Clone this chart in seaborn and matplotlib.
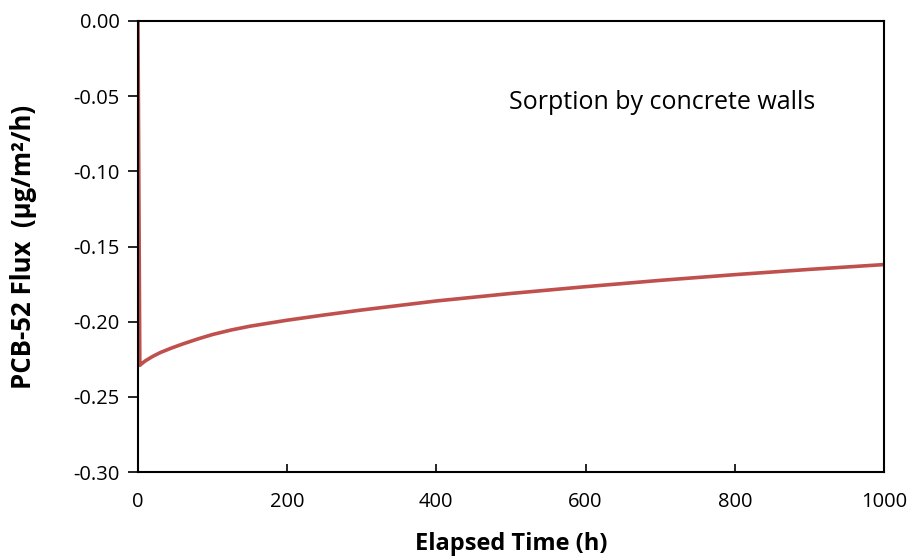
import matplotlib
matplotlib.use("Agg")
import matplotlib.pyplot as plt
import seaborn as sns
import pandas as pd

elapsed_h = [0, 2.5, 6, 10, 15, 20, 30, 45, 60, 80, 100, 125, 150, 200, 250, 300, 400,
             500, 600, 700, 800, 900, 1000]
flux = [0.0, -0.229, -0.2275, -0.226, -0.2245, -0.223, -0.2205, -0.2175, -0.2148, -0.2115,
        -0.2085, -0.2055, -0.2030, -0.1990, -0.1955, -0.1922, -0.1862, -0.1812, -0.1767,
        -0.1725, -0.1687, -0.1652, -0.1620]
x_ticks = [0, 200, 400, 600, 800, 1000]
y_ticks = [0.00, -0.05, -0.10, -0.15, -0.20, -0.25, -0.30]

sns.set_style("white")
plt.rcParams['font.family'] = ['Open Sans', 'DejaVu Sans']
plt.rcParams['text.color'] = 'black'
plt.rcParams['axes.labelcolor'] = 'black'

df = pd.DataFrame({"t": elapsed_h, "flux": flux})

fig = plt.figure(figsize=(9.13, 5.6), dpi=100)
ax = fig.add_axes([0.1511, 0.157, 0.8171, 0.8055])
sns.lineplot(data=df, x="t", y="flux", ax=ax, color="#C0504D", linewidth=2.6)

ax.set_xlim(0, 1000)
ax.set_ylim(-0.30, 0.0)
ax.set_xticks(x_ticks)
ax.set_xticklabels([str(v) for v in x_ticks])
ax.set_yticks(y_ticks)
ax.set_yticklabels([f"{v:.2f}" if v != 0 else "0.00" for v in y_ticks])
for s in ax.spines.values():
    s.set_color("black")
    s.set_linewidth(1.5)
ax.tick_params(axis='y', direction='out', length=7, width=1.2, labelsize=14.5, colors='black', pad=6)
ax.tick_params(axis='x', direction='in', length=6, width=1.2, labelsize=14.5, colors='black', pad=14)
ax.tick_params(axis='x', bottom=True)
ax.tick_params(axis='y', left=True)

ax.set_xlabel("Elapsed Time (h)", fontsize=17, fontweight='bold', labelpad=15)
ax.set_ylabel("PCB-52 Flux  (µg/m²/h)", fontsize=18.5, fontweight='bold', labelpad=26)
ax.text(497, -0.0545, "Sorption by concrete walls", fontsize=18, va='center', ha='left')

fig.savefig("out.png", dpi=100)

***

=== What you will do ===
Omit every picture, then reproduce the rest of the listing exactly.

=== Full solution ===
Clone this chart in seaborn and matplotlib.
import matplotlib
matplotlib.use("Agg")
import matplotlib.pyplot as plt
import seaborn as sns
import pandas as pd

elapsed_h = [0, 2.5, 6, 10, 15, 20, 30, 45, 60, 80, 100, 125, 150, 200, 250, 300, 400,
             500, 600, 700, 800, 900, 1000]
flux = [0.0, -0.229, -0.2275, -0.226, -0.2245, -0.223, -0.2205, -0.2175, -0.2148, -0.2115,
        -0.2085, -0.2055, -0.2030, -0.1990, -0.1955, -0.1922, -0.1862, -0.1812, -0.1767,
        -0.1725, -0.1687, -0.1652, -0.1620]
x_ticks = [0, 200, 400, 600, 800, 1000]
y_ticks = [0.00, -0.05, -0.10, -0.15, -0.20, -0.25, -0.30]

sns.set_style("white")
plt.rcParams['font.family'] = ['Open Sans', 'DejaVu Sans']
plt.rcParams['text.color'] = 'black'
plt.rcParams['axes.labelcolor'] = 'black'

df = pd.DataFrame({"t": elapsed_h, "flux": flux})

fig = plt.figure(figsize=(9.13, 5.6), dpi=100)
ax = fig.add_axes([0.1511, 0.157, 0.8171, 0.8055])
sns.lineplot(data=df, x="t", y="flux", ax=ax, color="#C0504D", linewidth=2.6)

ax.set_xlim(0, 1000)
ax.set_ylim(-0.30, 0.0)
ax.set_xticks(x_ticks)
ax.set_xticklabels([str(v) for v in x_ticks])
ax.set_yticks(y_ticks)
ax.set_yticklabels([f"{v:.2f}" if v != 0 else "0.00" for v in y_ticks])
for s in ax.spines.values():
    s.set_color("black")
    s.set_linewidth(1.5)
ax.tick_params(axis='y', direction='out', length=7, width=1.2, labelsize=14.5, colors='black', pad=6)
ax.tick_params(axis='x', direction='in', length=6, width=1.2, labelsize=14.5, colors='black', pad=14)
ax.tick_params(axis='x', bottom=True)
ax.tick_params(axis='y', left=True)

ax.set_xlabel("Elapsed Time (h)", fontsize=17, fontweight='bold', labelpad=15)
ax.set_ylabel("PCB-52 Flux  (µg/m²/h)", fontsize=18.5, fontweight='bold', labelpad=26)
ax.text(497, -0.0545, "Sorption by concrete walls", fontsize=18, va='center', ha='left')

fig.savefig("out.png", dpi=100)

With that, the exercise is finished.